Rows from a dataset of charts and code
____

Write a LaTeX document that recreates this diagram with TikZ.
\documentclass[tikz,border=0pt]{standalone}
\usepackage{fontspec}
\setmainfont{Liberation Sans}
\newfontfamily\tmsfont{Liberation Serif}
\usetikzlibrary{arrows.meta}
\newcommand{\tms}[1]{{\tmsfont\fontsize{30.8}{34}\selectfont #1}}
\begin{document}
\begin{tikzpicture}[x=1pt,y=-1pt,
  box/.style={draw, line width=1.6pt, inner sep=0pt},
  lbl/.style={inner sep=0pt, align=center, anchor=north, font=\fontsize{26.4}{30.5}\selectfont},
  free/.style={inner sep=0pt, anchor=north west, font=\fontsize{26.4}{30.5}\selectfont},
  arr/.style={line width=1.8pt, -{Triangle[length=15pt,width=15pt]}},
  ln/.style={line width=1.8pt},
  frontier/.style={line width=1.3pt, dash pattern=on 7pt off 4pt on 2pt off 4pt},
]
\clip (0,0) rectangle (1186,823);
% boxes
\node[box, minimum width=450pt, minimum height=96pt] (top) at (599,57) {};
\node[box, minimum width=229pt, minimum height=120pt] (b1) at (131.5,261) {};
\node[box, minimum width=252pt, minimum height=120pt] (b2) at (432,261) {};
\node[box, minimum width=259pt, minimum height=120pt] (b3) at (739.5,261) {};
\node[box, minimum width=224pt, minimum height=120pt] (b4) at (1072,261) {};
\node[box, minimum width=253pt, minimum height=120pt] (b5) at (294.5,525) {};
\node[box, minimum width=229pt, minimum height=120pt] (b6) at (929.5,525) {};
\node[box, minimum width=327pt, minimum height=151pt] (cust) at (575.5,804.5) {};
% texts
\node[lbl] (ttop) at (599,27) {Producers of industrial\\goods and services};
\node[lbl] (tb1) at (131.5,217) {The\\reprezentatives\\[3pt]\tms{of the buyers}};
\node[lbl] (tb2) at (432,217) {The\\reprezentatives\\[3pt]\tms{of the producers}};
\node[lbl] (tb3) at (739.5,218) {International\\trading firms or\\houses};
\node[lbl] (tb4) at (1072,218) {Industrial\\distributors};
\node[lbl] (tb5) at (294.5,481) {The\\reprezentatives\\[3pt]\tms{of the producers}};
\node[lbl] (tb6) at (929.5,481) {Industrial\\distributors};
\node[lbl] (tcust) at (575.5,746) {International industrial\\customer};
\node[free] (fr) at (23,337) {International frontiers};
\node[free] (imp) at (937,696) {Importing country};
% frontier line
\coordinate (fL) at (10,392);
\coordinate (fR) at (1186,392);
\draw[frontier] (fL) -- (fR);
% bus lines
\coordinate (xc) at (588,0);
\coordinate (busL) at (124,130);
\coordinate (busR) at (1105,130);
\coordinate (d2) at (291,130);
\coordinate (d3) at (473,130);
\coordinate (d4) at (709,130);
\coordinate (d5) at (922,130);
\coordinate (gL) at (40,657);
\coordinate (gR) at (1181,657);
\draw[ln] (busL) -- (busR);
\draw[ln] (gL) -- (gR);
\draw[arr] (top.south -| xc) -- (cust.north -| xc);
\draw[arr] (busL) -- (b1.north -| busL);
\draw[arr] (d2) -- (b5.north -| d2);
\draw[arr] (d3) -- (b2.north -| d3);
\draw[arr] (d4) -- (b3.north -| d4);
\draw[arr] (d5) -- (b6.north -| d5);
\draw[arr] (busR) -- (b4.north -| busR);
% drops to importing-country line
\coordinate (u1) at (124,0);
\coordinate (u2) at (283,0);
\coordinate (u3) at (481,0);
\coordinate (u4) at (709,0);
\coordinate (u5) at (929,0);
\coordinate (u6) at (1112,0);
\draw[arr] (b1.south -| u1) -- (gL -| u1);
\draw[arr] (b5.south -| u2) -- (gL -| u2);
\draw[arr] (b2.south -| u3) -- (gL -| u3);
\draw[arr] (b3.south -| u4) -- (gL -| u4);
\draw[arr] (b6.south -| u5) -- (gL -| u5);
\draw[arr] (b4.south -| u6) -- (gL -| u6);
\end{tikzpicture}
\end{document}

____

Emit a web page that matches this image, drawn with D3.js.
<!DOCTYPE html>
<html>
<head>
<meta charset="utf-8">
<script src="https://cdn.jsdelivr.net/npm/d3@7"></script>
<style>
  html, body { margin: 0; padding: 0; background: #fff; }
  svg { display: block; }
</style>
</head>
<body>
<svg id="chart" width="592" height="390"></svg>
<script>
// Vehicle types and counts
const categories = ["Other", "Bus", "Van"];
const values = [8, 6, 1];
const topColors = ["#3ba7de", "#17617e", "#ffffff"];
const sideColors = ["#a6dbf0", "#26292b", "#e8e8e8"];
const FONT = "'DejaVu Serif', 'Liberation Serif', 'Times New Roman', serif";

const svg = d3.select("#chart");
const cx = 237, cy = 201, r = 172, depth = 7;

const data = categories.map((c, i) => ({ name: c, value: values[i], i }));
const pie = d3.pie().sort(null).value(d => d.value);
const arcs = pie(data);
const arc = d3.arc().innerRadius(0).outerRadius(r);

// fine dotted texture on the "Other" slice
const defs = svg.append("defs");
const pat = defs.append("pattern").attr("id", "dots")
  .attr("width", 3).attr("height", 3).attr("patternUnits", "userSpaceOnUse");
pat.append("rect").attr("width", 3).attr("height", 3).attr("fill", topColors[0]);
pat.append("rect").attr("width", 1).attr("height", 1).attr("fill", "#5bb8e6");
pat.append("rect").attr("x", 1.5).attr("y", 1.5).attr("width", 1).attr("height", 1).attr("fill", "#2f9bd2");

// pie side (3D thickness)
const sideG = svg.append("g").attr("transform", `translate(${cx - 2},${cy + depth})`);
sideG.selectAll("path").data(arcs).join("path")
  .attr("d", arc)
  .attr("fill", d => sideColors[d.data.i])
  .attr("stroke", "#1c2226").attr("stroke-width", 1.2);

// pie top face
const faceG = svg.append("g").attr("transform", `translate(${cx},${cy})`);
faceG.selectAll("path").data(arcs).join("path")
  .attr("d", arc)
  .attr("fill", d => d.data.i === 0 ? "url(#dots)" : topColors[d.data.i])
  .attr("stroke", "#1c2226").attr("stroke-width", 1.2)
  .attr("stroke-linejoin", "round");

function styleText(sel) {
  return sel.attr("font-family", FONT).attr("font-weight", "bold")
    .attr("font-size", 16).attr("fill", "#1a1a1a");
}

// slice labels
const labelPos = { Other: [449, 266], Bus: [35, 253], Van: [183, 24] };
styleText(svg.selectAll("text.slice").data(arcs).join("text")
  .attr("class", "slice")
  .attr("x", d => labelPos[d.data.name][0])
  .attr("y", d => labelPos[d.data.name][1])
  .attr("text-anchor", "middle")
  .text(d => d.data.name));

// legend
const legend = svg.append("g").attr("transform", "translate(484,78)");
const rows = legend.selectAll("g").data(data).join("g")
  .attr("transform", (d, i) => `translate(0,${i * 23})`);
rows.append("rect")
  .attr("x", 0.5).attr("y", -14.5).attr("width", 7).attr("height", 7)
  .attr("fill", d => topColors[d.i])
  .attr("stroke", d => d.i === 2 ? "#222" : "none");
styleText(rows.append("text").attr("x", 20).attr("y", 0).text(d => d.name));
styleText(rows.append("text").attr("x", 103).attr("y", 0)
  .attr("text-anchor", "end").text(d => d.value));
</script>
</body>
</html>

____

### [Challenge]
Extract exactly and only the span of lines that begins at the line containing "Emit a web page" and ends at the line containing "Serif', 'Times New".

### [Written solution]
Emit a web page that matches this image, drawn with D3.js.
<!DOCTYPE html>
<html>
<head>
<meta charset="utf-8">
<script src="https://cdn.jsdelivr.net/npm/d3@7"></script>
<style>
  html, body { margin: 0; padding: 0; background: #fff; }
  svg { display: block; }
</style>
</head>
<body>
<svg id="chart" width="592" height="390"></svg>
<script>
// Vehicle types and counts
const categories = ["Other", "Bus", "Van"];
const values = [8, 6, 1];
const topColors = ["#3ba7de", "#17617e", "#ffffff"];
const sideColors = ["#a6dbf0", "#26292b", "#e8e8e8"];
const FONT = "'DejaVu Serif', 'Liberation Serif', 'Times New Roman', serif";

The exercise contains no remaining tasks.